▸ **EXERCISE DETAILS**
Identify all lines in the listing that include the word "React", and copy them out.

++++ SUPPLIED DATA ++++

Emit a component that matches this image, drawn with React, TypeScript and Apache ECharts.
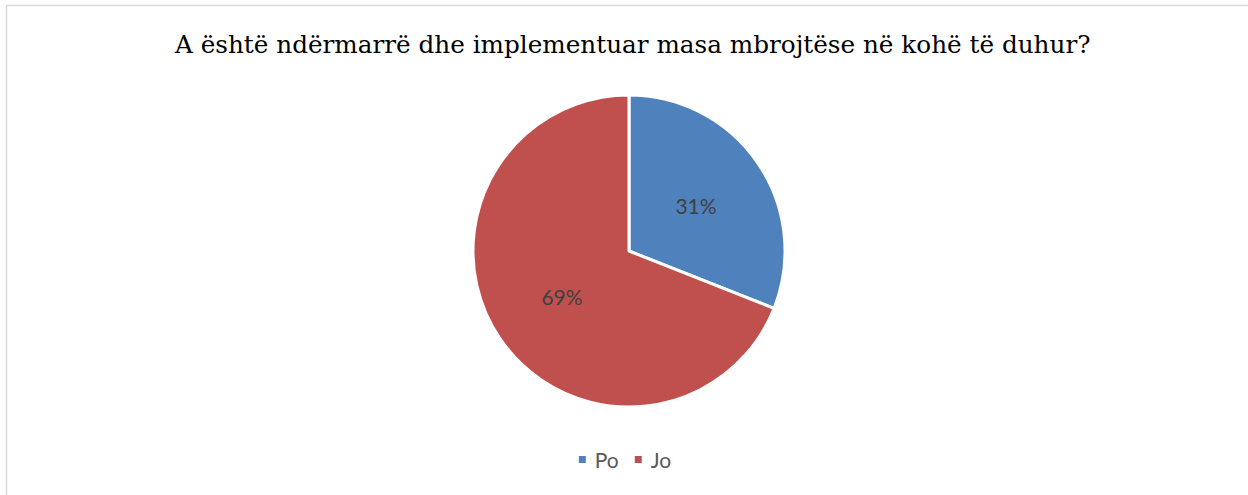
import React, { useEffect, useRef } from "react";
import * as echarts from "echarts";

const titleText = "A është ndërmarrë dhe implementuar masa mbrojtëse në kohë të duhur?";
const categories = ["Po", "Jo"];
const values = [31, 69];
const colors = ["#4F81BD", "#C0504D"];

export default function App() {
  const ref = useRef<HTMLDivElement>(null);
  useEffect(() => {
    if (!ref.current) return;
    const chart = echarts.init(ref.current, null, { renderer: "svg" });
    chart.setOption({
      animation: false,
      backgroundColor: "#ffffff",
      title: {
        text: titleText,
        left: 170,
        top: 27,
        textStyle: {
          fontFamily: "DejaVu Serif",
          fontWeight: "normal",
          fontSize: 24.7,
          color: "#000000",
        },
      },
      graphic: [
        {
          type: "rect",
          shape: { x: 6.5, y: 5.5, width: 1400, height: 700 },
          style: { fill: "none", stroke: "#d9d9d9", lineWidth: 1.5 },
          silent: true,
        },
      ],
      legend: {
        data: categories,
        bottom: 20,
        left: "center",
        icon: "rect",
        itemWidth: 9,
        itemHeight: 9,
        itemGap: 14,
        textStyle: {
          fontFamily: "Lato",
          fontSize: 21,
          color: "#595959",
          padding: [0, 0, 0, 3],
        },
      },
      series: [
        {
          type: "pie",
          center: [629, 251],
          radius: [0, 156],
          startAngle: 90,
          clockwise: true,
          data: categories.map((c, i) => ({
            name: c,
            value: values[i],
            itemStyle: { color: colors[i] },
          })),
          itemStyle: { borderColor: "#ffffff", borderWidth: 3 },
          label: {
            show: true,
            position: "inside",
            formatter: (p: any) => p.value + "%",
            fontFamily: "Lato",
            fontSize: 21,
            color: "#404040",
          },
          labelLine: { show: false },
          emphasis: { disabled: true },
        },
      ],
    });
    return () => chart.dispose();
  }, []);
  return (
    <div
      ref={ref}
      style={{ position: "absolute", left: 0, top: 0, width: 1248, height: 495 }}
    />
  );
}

++++

▸ **SOLVED EXERCISE**
Emit a component that matches this image, drawn with React, TypeScript and Apache ECharts.
import React, { useEffect, useRef } from "react";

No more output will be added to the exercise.